“Chumlong Lemtongthai is the only person who has been formally charged in connection to the alleged syndicate, but investigations are continuing,” said Sars spokesperson Adrian Lackay.
Lemtongthai, 43, last appeared in court on July 22.
He was arrested after John Olivier, a Thai Airways manager who allegedly worked with the syndicate, decided to inform authorities of the syndicate’s activities.
Olivier told police that a game farmer, Marnus Steyl, would apparently source rhinos for “canned hunting”, then inform Lemtongthai.
Steyl told the Beeld that his role was entirely above board.

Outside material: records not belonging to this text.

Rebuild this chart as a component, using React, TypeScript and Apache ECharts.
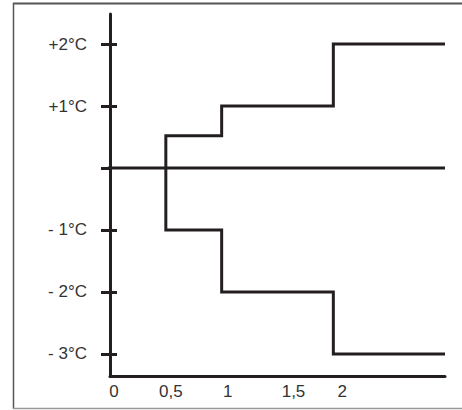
import React, { useEffect, useRef } from "react";
import * as echarts from "echarts";

const yTickValues = [-3, -2, -1, 1, 2];
const yTickLabels = ["- 3°C", "- 2°C", "- 1°C", "+1°C", "+2°C"];
const xTickValues = [0, 0.5, 1, 1.5, 2];
const xTickLabels = ["0", "0,5", "1", "1,5", "2"];

const zeroLine: [number, number][] = [[-0.08, 0], [3, 0]];
const upperStep: [number, number][] = [[0.5, 0], [0.5, 0.52], [1, 0.52], [1, 1], [2, 1], [2, 2], [3, 2]];
const lowerStep: [number, number][] = [[0.5, 0], [0.5, -1], [1, -1], [1, -2], [2, -2], [2, -3], [3, -3]];

const INK = "#231f20";
const TEXT = "#333333";
const FONT = "Liberation Sans";

export default function App() {
  const ref = useRef<HTMLDivElement>(null);
  useEffect(() => {
    if (!ref.current) return;
    const chart = echarts.init(ref.current, undefined, { renderer: "svg" });
    const xShift = ["s0", "s1", "s2", "s3", "s4"];
    const rich: any = {};
    const shifts = [8, 10, 12, 32, 18];
    shifts.forEach((p, i) => {
      rich[xShift[i]] = { padding: [0, 0, 0, p], fontSize: 17, color: TEXT, fontFamily: FONT };
    });
    const yMin = -3.355;
    const yMax = 2.484;
    chart.setOption({
      animation: false,
      backgroundColor: "#ffffff",
      grid: { left: 110, right: 17, top: 14, bottom: 34, containLabel: false },
      xAxis: {
        type: "value",
        min: 0,
        max: 3,
        axisLine: { show: true, onZero: false, lineStyle: { color: INK, width: 3 } },
        axisTick: { show: false },
        splitLine: { show: false },
        axisLabel: {
          customValues: xTickValues,
          margin: 7,
          formatter: (v: number) => {
            const i = xTickValues.findIndex((t) => Math.abs(t - v) < 1e-6);
            return i < 0 ? "" : `{${xShift[i]}|${xTickLabels[i]}}`;
          },
          rich,
        },
      },
      yAxis: [
        {
          type: "value",
          min: yMin,
          max: yMax,
          axisLine: { show: true, onZero: false, lineStyle: { color: INK, width: 3 } },
          axisTick: {
            show: true,
            customValues: [...yTickValues, 0],
            length: 9,
            lineStyle: { color: INK, width: 3 },
          },
          splitLine: { show: false },
          axisLabel: {
            customValues: yTickValues,
            margin: 23,
            fontSize: 17,
            color: TEXT,
            fontFamily: FONT,
            formatter: (v: number) => {
              const i = yTickValues.findIndex((t) => Math.abs(t - v) < 1e-6);
              return i < 0 ? "" : yTickLabels[i];
            },
          },
        },
        {
          type: "value",
          min: yMin,
          max: yMax,
          position: "left",
          axisLine: { show: false },
          axisTick: {
            show: true,
            inside: true,
            customValues: yTickValues,
            length: 7,
            lineStyle: { color: INK, width: 3 },
          },
          splitLine: { show: false },
          axisLabel: { show: false },
        },
      ],
      series: [
        {
          type: "line",
          data: zeroLine,
          symbol: "none",
          lineStyle: { color: INK, width: 3 },
          clip: false,
        },
        {
          type: "line",
          data: upperStep,
          symbol: "none",
          lineStyle: { color: INK, width: 3, join: "miter" },
        },
        {
          type: "line",
          data: lowerStep,
          symbol: "none",
          lineStyle: { color: INK, width: 3, join: "miter" },
        },
      ],
      graphic: [
        { type: "line", shape: { x1: 13, y1: 3.5, x2: 462, y2: 3.5 }, style: { stroke: "#555555", lineWidth: 2 } },
        { type: "line", shape: { x1: 13.5, y1: 3, x2: 13.5, y2: 409 }, style: { stroke: "#555555", lineWidth: 1.5 } },
        { type: "line", shape: { x1: 13, y1: 408.5, x2: 462, y2: 408.5 }, style: { stroke: "#999999", lineWidth: 1.5 } },
      ],
    });
    return () => chart.dispose();
  }, []);
  return (
    <div
      ref={ref}
      style={{ position: "fixed", left: 0, top: 0, width: 462, height: 410 }}
    />
  );
}
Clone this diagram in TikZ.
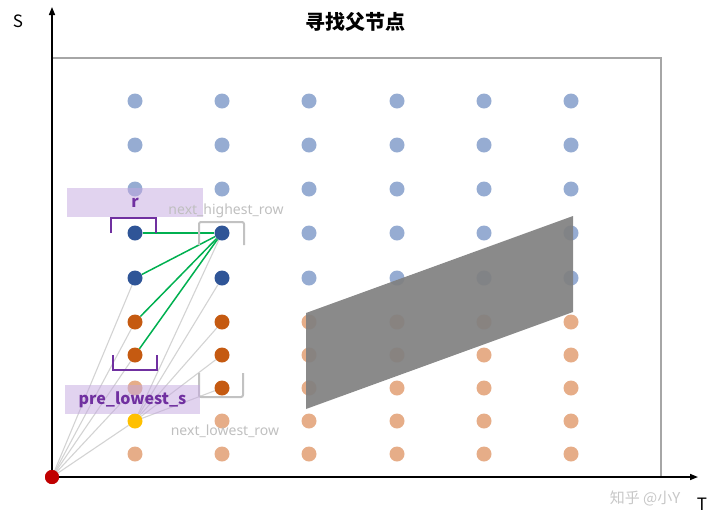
\documentclass[tikz,border=0pt]{standalone}
\usepackage{fontspec}
\setmainfont{Noto Sans}
\newfontfamily\cjk{Noto Sans CJK SC}
\usetikzlibrary{arrows.meta,backgrounds}
\definecolor{lb}{HTML}{96ACD2}
\definecolor{db}{HTML}{2F5597}
\definecolor{dor}{HTML}{C55A11}
\definecolor{lo}{HTML}{E6AD88}
\definecolor{yel}{HTML}{FFC000}
\definecolor{red0}{HTML}{C00000}
\definecolor{grn}{HTML}{00B050}
\definecolor{purp}{HTML}{7030A0}
\definecolor{boxfill}{HTML}{C4A8E0}
\definecolor{lgray}{HTML}{D3D3D3}
\definecolor{tgray}{HTML}{BFBFBF}
\definecolor{fgray}{HTML}{A6A6A6}
\begin{document}
\begin{tikzpicture}[x=1pt,y=-1pt,
  dot/.style={circle,inner sep=0pt,minimum size=15pt},
  faint/.style={draw=lgray,line width=1.1pt},
  grline/.style={draw=grn,line width=1.5pt},
  pbr/.style={draw=purp,line width=2pt},
  gbr/.style={draw=lgray!92!black,line width=2pt,rounded corners=2pt},
  labbox/.style={fill=boxfill,fill opacity=0.5,text opacity=1,inner sep=0pt,text=purp},
  axis/.style={line width=1.5pt,-{Triangle[length=8pt,width=6pt]}}]
\useasboundingbox (0,0) rectangle (720,531);

% frame
\draw[fgray,line width=1.5pt] (52,58) rectangle (661,477);

% title and axis labels
\node[font=\cjk\bfseries\fontsize{20}{24}\selectfont] (title) at (355,22) {寻找父节点};
\node[font=\cjk\fontsize{17}{19}\selectfont] (slab) at (18,21) {S};
\node[font=\cjk\fontsize{17}{19}\selectfont] (tlab) at (702,504) {T};

% dots: columns 3-6
\foreach \x [count=\c from 3] in {309,397,484,571}{
  \foreach \y/\col [count=\r] in {101/lb,145/lb,189/lb,233/lb,278/lb,322/lo,355/lo,388/lo,421/lo,454/lo}{
    \node[dot,fill=\col] (d\c-\r) at (\x,\y) {};
  }
}
% column 1
\foreach \y/\col [count=\r] in {101/lb,145/lb,189/lb,233/db,278/db,322/dor,355/dor,388/lo,421/yel,454/lo}{
  \node[dot,fill=\col] (d1-\r) at (135,\y) {};
}
% column 2
\foreach \y/\col [count=\r] in {101/lb,145/lb,189/lb,233/db,278/db,322/dor,355/dor,388/dor,421/lo,454/lo}{
  \node[dot,fill=\col] (d2-\r) at (222,\y) {};
}

% origin
\node[dot,fill=red0,minimum size=14pt] (o) at (52,477) {};
\coordinate (ytop) at (52,7);
\coordinate (xend) at (698,477);

\begin{scope}[on background layer]
  \foreach \r in {5,6,7,8,9}{ \draw[faint] (o.center) -- (d1-\r); }
  \foreach \r in {4,5,6,7,8}{ \draw[faint] (d1-9) -- (d2-\r); }
  \foreach \r in {4,5,6,7}{ \draw[grline] (d2-4) -- (d1-\r); }
\end{scope}

% axes
\draw[axis] (o.center) -- (ytop);
\draw[axis] (o.center) -- (xend);
\node[dot,fill=red0,minimum size=14pt] at (o) {};

% gray parallelogram
\fill[fill={rgb,255:red,128;green,128;blue,128},fill opacity=0.92] (306,313) -- (573,216) -- (573,312) -- (306,409) -- cycle;

% brackets
\draw[pbr] (111,233) -- (111,218) -- (156,218) -- (156,233);
\draw[pbr] (113,355) -- (113,370) -- (157,370) -- (157,355);
\draw[gbr] (199,245) -- (199,222) -- (244,222) -- (244,245);
\draw[gbr] (199,373) -- (199,397) -- (243,397) -- (243,373);

% label boxes
\node[labbox,minimum width=136pt,minimum height=29pt,font=\cjk\bfseries\fontsize{16}{18}\selectfont] (rbox) at (135,202.5) {r};
\node[labbox,minimum width=135pt,minimum height=29pt,font=\cjk\bfseries\fontsize{16}{18}\selectfont] (pbox) at (132.5,399.5) {pre\_lowest\_s};

\node[text=tgray,font=\fontsize{14}{16}\selectfont] (nh) at (226,211) {next\_highest\_row};
\node[text=tgray,font=\fontsize{14}{16}\selectfont] (nl) at (225,431) {next\_lowest\_row};

% watermark
\node[text=black!22,font=\cjk\fontsize{15}{17}\selectfont] (wm) at (645,498) {知乎 @小Y};
\end{tikzpicture}
\end{document}
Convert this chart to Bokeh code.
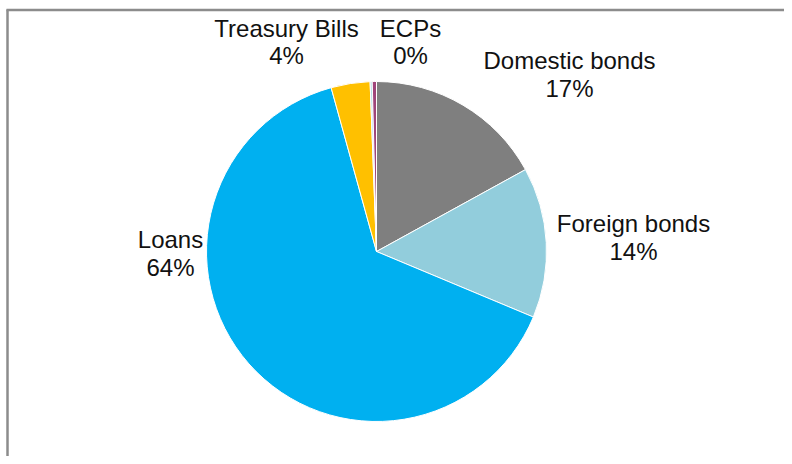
from bokeh.plotting import figure
from bokeh.models import Range1d, ColumnDataSource
from bokeh.core.properties import value
from bokeh.embed import file_html
from bokeh.resources import INLINE
import numpy as np

# ---- data ----
categories = ["Domestic bonds", "Foreign bonds", "Loans", "Treasury Bills", "Other", "ECPs"]
shares = [17.0, 14.3, 64.4, 3.7, 0.2, 0.4]
colors = ["#7F7F7F", "#92CDDC", "#00B0F0", "#FFC000", "#B7DEE8", "#A0457A"]
labelled = ["Treasury Bills", "ECPs", "Domestic bonds", "Foreign bonds", "Loans"]
label_pct = ["4%", "0%", "17%", "14%", "64%"]

# ---- layout (screenshot pixel coordinates) ----
W, H = 784, 456
cx, cy_img, R = 376, 251, 170
label_x = [286, 410, 569, 633, 170]
label_y1 = [28, 28, 60, 223, 239]
label_y2 = [55, 55, 88, 251, 267]

def ydata(y_img):
    return H - y_img

p = figure(width=W, height=H, output_backend="svg", toolbar_location=None,
           x_range=Range1d(0, W), y_range=Range1d(0, H), min_border=0)
p.axis.visible = False
p.grid.visible = False
p.outline_line_color = None
p.background_fill_color = "white"

vals = np.array(shares) / sum(shares)
cum = np.concatenate([[0], np.cumsum(vals)])
start = np.pi / 2 - cum[:-1] * 2 * np.pi
end = np.pi / 2 - cum[1:] * 2 * np.pi
src = ColumnDataSource(dict(start=start, end=end, color=colors, cat=categories))
p.wedge(x=cx, y=ydata(cy_img), radius=R, start_angle="start", end_angle="end",
        direction="clock", fill_color="color", line_color="white", line_width=1, source=src)

# frame (left and top)
p.segment(x0=[7, 6], y0=[ydata(9), ydata(9.5)], x1=[7, W + 10], y1=[ydata(H + 10), ydata(9.5)],
          line_color="#8C8C8C", line_width=2.5)

font = value("Liberation Sans")
p.text(x=label_x, y=[ydata(v) for v in label_y1], text=labelled, text_align="center",
       text_baseline="middle", text_font=font, text_font_size="24px", text_color="#111111")
p.text(x=label_x, y=[ydata(v) for v in label_y2], text=label_pct, text_align="center",
       text_baseline="middle", text_font=font, text_font_size="24px", text_color="#111111")

open("out.html", "w").write(file_html(p, INLINE))
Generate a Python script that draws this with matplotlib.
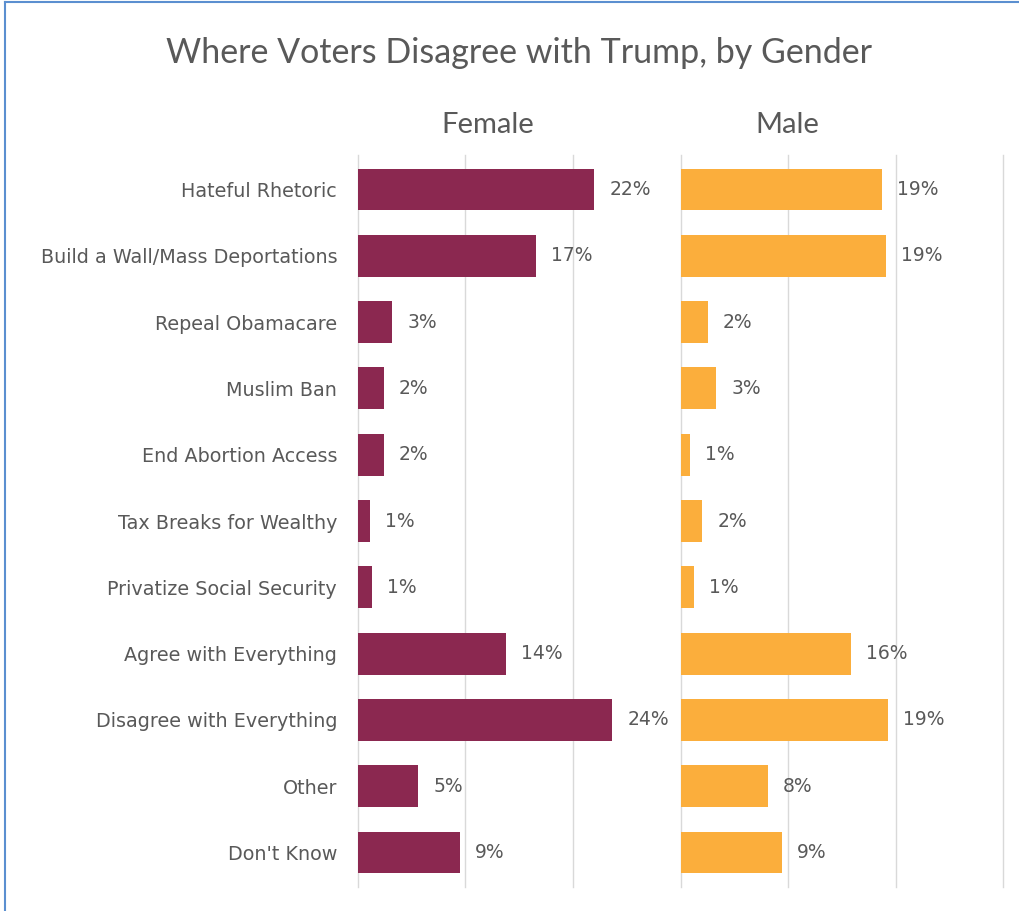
import matplotlib.pyplot as plt
from matplotlib.lines import Line2D

plt.rcParams['font.family'] = ['Lato', 'DejaVu Sans']

categories = ["Hateful Rhetoric", "Build a Wall/Mass Deportations", "Repeal Obamacare",
              "Muslim Ban", "End Abortion Access", "Tax Breaks for Wealthy",
              "Privatize Social Security", "Agree with Everything",
              "Disagree with Everything", "Other", "Don't Know"]
female = [22.0, 16.6, 3.2, 2.4, 2.4, 1.1, 1.3, 13.8, 23.7, 5.6, 9.5]
male = [18.7, 19.1, 2.5, 3.3, 0.8, 2.0, 1.2, 15.8, 19.3, 8.1, 9.4]
female_labels = ["22%", "17%", "3%", "2%", "2%", "1%", "1%", "14%", "24%", "5%", "9%"]
male_labels = ["19%", "19%", "2%", "3%", "1%", "2%", "1%", "16%", "19%", "8%", "9%"]

fig = plt.figure(figsize=(10.2, 9.11), dpi=100)
ax1 = fig.add_axes([0.351, 0.0263, 0.3157, 0.8036])
ax2 = fig.add_axes([0.6676, 0.0263, 0.3157, 0.8036])

ypos = list(range(len(categories)))
for ax, vals, labs, color, name, grid, tx in [
        (ax1, female, female_labels, "#8b2850", "Female", [0, 10, 20], 12.1),
        (ax2, male, male_labels, "#fbae3c", "Male", [0, 10, 20, 30], 9.9)]:
    ax.barh(ypos, vals, height=0.63, color=color, zorder=2)
    for g in grid:
        ax.axvline(g, color="#d9d9d9", lw=1, zorder=1, clip_on=False)
    for y, v, t in zip(ypos, vals, labs):
        ax.text(v + 1.4, y, t, va="center", ha="left", fontsize=13.5,
                color="#595959", family="DejaVu Sans")
    ax.set_xlim(0, 30)
    ax.set_ylim(10.52, -0.52)
    ax.set_xticks([])
    ax.set_yticks([])
    for s in ax.spines.values():
        s.set_visible(False)
    ax.text(tx, -0.97, name, ha="center", va="center", fontsize=21, color="#595959")

ax1.set_yticks(ypos)
ax1.set_yticklabels(categories, fontsize=13.8, color="#595959", family="DejaVu Sans")
ax1.tick_params(axis="y", length=0, pad=15)

fig.text(0.509, 0.942, "Where Voters Disagree with Trump, by Gender",
         ha="center", va="center", fontsize=24.5, color="#595959")

# screenshot border
fig.add_artist(Line2D([5 / 1020, 5 / 1020], [0, 1 - 2 / 911], color="#5b8fd0", lw=1.5))
fig.add_artist(Line2D([5 / 1020, 1], [1 - 2 / 911, 1 - 2 / 911], color="#5b8fd0", lw=1.5))

fig.savefig("out.png", dpi=100)
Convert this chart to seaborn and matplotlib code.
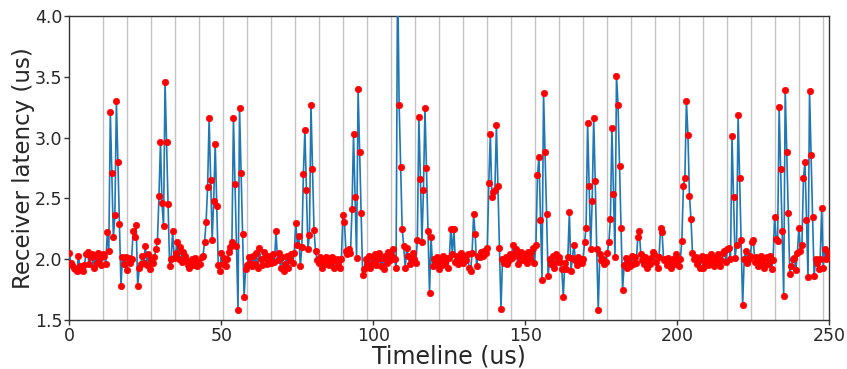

Lemtongthai then allegedly contacted Punpitak Chunchom, telling him that “hunters” were needed to shoot the rhino.
Chunchom – who has since left South Africa after pleading guilty to illegal possession of lion bones – would recruit Thai strippers and prostitutes to pose with the rhino carcasses.
Lemtongthai allegedly organised permits and covered the costs of the operation.
The horns would be dried and ‘sold’ to front company Xaysavang Trading Export Import – owned by Lemtongthai – for about R65 000 per kilogram. They would then be sold on the Asian black market form between $35 000 (about R247 900) and $55 000 (about R389 600).
By this method, loopholes in legislation allowing ‘trophy hunting’ and regulations limiting hunting to one rhino a year per hunter were exploited to supply rhino horns.
Gender and environmental activists were gathered at the court ahead of Lemtongthai’s bail application.
The ANC Women’s League displayed placards reading “Real Men Don’t Shoot Rhinos”.
An animal rights group held up gory pictures of butchered rhino carcasses.